_THE EXERCISE_
Output the line that holds "Reproduce this chart with Plotly.", the line that holds "y_ticks = [400, 500, 600, 700, 800, 900, 1000, 1100]", and every line between them, exactly, but none of the pictures.

_PROVIDED INFORMATION_
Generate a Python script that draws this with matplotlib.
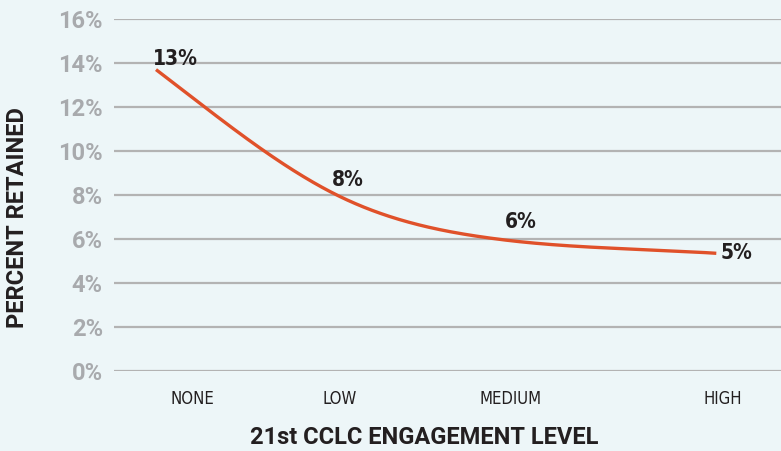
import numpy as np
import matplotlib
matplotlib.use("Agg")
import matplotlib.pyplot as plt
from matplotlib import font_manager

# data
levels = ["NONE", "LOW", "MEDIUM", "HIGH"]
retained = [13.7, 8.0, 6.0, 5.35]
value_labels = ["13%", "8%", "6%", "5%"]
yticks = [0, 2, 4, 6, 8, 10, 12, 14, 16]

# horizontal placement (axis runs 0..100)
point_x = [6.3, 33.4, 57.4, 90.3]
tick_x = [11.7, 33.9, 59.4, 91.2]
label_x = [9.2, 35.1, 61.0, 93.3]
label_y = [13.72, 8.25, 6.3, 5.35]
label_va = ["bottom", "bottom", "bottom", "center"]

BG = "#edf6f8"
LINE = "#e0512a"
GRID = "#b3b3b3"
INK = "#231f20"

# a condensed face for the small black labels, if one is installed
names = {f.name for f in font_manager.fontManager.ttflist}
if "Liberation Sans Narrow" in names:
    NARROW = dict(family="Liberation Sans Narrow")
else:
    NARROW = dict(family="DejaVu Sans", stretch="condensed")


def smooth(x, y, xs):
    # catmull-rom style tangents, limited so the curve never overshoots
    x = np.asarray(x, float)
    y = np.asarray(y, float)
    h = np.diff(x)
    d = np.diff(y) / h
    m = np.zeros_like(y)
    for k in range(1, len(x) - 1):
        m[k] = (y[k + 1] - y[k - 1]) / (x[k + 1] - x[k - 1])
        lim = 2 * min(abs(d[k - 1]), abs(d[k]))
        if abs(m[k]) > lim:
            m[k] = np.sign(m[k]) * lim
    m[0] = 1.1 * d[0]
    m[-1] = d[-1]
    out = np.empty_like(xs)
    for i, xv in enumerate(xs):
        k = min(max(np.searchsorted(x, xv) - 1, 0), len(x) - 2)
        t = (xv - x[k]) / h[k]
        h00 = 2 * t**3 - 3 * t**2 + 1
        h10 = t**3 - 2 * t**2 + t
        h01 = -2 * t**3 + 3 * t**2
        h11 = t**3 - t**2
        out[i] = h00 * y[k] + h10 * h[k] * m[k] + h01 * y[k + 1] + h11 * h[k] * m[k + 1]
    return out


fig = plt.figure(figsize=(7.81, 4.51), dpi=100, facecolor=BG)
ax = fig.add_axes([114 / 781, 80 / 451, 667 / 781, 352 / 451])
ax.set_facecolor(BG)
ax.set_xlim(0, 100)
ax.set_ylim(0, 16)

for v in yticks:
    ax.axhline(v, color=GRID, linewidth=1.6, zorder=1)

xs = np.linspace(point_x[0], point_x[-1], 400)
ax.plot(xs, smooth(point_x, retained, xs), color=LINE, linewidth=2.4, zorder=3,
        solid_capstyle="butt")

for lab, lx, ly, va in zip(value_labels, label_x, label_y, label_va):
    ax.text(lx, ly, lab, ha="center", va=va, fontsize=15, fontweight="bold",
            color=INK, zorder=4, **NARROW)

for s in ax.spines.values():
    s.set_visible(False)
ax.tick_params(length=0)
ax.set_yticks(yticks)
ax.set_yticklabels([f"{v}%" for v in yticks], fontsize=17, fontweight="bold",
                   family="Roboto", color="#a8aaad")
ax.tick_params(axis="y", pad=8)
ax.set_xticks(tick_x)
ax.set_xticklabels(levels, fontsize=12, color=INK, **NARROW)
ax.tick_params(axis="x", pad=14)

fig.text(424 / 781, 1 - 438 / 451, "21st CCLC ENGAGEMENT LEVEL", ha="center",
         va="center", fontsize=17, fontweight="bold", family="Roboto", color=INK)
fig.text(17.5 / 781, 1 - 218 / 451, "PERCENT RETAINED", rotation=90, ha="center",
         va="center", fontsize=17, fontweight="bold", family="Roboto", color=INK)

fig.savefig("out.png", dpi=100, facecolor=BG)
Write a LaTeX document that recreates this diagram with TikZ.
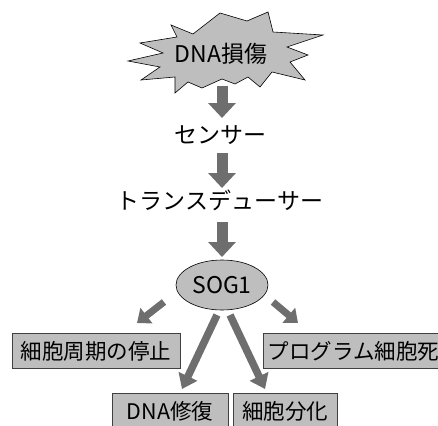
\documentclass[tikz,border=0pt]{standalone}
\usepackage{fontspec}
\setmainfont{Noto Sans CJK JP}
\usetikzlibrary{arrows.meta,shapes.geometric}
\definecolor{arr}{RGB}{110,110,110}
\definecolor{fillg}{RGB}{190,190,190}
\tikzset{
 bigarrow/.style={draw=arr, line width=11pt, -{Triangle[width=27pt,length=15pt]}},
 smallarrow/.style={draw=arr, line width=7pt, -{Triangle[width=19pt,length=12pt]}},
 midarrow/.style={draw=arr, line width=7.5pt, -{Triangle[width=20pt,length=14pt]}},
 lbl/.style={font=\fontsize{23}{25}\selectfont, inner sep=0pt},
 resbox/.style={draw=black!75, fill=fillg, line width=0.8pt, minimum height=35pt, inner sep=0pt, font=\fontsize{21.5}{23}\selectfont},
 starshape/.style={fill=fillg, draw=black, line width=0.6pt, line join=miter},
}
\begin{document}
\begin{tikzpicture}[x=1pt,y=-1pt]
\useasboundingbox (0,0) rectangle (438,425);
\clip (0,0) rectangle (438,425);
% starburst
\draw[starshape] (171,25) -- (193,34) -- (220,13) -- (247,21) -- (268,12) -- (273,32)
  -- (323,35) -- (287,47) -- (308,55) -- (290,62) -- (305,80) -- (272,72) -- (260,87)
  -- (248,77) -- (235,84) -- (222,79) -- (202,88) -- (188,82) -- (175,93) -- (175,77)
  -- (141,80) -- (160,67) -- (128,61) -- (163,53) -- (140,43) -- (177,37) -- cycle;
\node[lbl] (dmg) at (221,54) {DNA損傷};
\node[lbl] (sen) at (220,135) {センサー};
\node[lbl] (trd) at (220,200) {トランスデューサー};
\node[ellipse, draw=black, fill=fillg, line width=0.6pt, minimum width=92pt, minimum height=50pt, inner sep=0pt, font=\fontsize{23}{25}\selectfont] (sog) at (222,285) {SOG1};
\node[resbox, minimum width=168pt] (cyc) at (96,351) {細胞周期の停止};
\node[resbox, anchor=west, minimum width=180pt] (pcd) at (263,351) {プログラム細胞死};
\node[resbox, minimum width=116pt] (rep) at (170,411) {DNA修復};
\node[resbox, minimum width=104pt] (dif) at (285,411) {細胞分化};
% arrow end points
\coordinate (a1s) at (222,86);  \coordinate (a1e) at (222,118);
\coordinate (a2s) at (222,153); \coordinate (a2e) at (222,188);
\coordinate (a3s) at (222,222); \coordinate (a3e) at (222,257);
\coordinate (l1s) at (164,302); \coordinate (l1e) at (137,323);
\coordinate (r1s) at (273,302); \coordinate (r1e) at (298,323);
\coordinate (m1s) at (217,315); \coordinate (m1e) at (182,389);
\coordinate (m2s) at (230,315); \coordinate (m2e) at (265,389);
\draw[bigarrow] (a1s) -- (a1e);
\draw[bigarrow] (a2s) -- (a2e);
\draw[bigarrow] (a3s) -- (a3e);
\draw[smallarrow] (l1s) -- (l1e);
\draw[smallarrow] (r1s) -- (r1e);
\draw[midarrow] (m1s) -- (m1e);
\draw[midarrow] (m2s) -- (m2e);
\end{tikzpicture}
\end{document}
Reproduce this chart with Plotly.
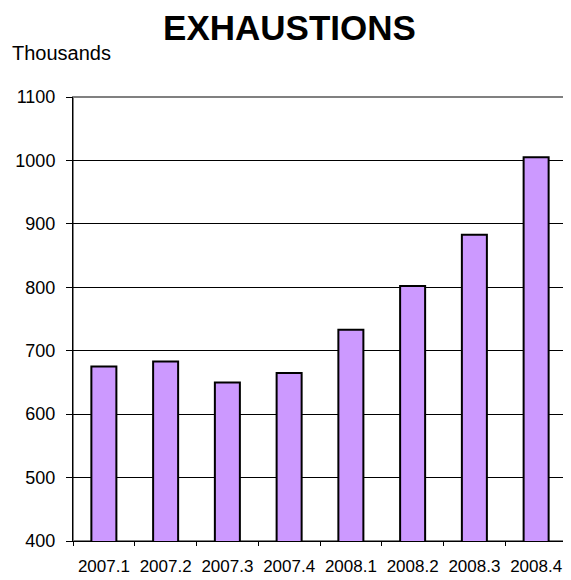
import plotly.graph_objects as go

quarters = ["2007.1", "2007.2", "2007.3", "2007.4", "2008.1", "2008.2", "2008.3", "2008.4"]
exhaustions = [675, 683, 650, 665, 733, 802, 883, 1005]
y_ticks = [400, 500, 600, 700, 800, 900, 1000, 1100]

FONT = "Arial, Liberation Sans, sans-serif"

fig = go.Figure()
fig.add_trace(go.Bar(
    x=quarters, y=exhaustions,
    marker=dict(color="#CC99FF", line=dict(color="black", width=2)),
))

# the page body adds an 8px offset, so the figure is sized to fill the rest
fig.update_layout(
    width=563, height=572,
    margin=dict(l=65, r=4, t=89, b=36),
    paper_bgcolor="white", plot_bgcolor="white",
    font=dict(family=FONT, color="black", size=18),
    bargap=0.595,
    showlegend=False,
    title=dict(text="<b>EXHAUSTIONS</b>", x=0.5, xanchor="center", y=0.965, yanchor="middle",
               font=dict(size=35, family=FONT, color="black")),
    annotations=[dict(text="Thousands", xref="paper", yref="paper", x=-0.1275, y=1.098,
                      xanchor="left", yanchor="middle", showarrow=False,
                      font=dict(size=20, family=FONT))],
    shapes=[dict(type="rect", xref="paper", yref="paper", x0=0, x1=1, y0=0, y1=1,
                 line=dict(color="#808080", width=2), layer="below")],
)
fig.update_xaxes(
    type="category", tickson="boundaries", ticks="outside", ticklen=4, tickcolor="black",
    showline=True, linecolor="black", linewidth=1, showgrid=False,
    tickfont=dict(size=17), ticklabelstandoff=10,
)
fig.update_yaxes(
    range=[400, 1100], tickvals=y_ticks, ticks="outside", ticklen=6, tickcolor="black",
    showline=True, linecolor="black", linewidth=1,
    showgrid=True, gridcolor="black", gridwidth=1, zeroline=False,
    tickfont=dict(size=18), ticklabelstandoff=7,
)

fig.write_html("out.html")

_OUTPUT OF THE EXERCISE_
Reproduce this chart with Plotly.
import plotly.graph_objects as go

quarters = ["2007.1", "2007.2", "2007.3", "2007.4", "2008.1", "2008.2", "2008.3", "2008.4"]
exhaustions = [675, 683, 650, 665, 733, 802, 883, 1005]
y_ticks = [400, 500, 600, 700, 800, 900, 1000, 1100]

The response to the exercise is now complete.